#### What to produce:
The lines from the top of the material below through the line containing "LabelList, Legend, ReferenceDot" are to be printed exactly, with pictures omitted.

[BEGIN Data excerpt]

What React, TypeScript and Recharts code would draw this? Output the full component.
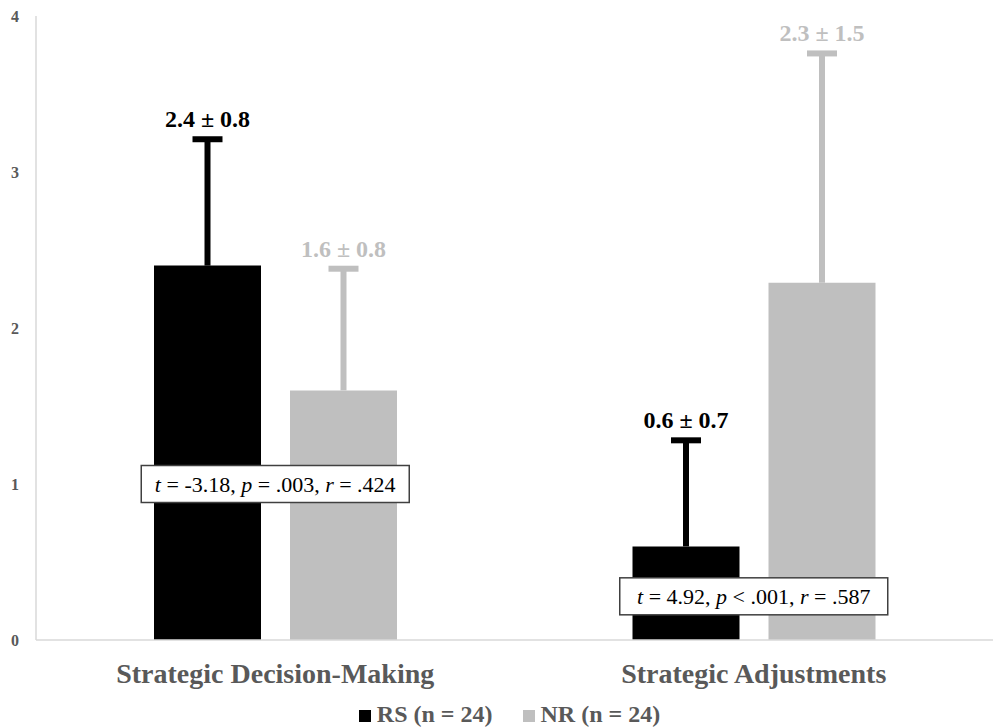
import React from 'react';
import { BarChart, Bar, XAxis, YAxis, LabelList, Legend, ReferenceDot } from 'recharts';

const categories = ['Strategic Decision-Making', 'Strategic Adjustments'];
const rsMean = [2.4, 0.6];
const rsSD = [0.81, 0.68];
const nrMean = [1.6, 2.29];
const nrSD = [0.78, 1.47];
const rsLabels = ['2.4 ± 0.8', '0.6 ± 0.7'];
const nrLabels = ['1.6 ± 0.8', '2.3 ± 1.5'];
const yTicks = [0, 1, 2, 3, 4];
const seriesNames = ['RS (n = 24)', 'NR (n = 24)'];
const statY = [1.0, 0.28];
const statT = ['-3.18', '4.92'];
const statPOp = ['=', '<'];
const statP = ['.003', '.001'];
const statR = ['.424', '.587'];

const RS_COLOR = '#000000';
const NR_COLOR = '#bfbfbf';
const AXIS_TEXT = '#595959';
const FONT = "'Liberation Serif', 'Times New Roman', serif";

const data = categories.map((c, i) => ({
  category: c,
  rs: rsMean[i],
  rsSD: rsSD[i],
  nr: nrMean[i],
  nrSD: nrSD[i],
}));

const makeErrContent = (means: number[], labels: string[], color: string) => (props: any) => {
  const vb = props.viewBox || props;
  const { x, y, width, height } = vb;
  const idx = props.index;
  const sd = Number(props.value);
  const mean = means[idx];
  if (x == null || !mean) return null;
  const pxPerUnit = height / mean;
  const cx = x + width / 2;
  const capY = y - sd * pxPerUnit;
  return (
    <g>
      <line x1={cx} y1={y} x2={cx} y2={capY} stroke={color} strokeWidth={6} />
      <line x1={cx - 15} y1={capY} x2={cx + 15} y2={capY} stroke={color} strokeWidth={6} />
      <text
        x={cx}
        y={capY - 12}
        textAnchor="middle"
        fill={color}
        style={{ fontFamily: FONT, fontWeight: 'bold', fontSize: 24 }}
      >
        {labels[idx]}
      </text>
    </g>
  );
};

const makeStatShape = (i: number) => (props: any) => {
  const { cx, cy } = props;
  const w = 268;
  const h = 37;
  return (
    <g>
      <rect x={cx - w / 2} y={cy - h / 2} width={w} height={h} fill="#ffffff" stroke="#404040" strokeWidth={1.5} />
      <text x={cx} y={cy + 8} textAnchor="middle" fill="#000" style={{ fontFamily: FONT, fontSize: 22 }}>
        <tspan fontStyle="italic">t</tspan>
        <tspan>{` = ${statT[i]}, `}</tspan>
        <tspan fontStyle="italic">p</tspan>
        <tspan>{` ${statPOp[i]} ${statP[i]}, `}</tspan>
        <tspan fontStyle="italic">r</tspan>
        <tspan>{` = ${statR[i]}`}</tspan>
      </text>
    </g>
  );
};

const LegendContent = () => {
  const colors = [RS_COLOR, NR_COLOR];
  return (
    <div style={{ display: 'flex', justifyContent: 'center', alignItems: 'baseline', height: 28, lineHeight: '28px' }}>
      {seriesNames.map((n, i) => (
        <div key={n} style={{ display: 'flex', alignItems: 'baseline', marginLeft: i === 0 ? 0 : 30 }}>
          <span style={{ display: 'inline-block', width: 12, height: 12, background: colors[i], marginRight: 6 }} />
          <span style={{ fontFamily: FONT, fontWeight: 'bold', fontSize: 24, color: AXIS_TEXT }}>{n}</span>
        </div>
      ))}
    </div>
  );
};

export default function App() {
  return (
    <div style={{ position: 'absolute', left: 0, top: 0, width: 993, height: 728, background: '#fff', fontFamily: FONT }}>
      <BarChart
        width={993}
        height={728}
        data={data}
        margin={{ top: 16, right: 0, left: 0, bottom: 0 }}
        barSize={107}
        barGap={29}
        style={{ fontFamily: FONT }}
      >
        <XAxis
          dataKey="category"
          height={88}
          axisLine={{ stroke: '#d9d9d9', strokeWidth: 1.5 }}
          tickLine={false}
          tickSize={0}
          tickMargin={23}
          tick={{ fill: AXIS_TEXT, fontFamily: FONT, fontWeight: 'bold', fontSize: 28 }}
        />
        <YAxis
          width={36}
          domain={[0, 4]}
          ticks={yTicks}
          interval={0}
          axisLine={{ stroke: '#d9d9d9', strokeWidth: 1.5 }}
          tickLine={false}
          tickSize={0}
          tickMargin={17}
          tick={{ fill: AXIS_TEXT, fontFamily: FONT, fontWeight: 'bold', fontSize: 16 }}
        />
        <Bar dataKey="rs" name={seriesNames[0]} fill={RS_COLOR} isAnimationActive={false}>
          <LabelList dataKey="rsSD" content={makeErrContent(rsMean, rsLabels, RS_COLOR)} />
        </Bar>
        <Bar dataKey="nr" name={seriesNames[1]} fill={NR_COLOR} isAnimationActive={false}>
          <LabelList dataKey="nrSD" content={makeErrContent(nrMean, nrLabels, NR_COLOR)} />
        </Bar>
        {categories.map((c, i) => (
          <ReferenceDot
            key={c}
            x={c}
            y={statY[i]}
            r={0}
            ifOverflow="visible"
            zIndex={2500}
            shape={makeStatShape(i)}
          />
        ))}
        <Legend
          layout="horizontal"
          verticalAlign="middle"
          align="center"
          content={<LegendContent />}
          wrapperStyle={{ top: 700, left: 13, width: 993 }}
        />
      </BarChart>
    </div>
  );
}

[END Data excerpt]

#### Answer to the task:
What React, TypeScript and Recharts code would draw this? Output the full component.
import React from 'react';
import { BarChart, Bar, XAxis, YAxis, LabelList, Legend, ReferenceDot } from 'recharts';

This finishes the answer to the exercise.